身長が37cmの良心くんは地面に置いてしまうと撮影がむずかしい。低姿勢になってローアングルで写真を撮っていたら、今度は若い女性に「それはなんですか?」と声をかけられ、「写真を撮ってもいいですか?」と頼まれた。
彼女はスマホで良心くんの写真を撮って大喜びだったが、東京で良心くんがこれほどウケるとは思わなかった。
昨日からたくさんの人に頭を撫でられ、良心くんは少々汚れてきたような気がするが、それは成長の証しだ。昨日と今日で良心くんは急激に成長した、ということなのだろう。
明治神宮を出た僕らは、予約しておいた南国酒家に行き、ランチを注文した。
昨夜チコ&ザ・ジプシーズにサインしてもらったCDを見てみたい。
そう頼むと、妻は首をかしげた。
CDが見あたらないという。
バッグも僕のデイパックもすべて探したけど、どこにもない。どこかに忘れてきたのだ。
一体どこで? 昨夜、赤坂の友人のバーへ行ったときはCDをバッグから出していない。ホテルでも出していない。となれば、ブルーノート東京か。チコ&ザ・ジプシーズにサインしてもらって写真を撮ったときは間違いなくあったわけだから、興奮してブルーノート東京に置き忘れたかもしれない。

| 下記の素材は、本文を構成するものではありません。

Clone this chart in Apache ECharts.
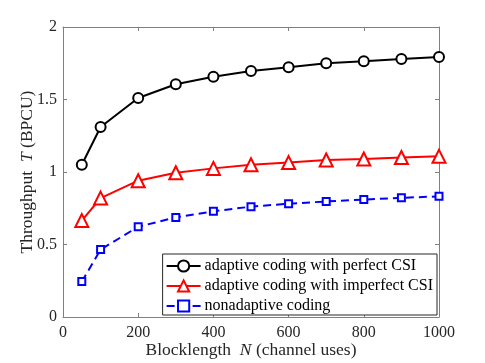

ブルーノート東京に電話して問い合わせてみた。「RYOSHIN」と書かれたサイン入りCDが忘れ物として届いてませんか、と。
すると……、あった!
サイン会場に置きっぱなしだったCDが届いているという。
いやはや、マヌケな話。でも、よかった!
これから取りにいっていいか聞くと、今日は休みだから店が開いてないという。明日以降、店に来てほしいといわれたが、山梨県から来ていると説明したら、電話に出た女性は「わかりました。店の入り口に着いたら電話ください。持っていきますから」と応対してくれた。
こうして無事に僕らは良心くん宛てのサイン入りCDを受け取ることができた。
ブルーノート東京の女性スタッフによれば、サインしてもらって舞い上がるからか、忘れてしまうことが結構あるとのことで、毎日といっていいくらいサイン入りCDの忘れ物があるそうだ。
お礼のあとにお願いすると彼女はCDとともに良心くんのツーショット写真に応じてくれた。
それにしても、普通なら戻ってこない大事なCDがこうして手元に戻るなんて、これぞ、ニッポンの良心。
良心くんは着実に成長している。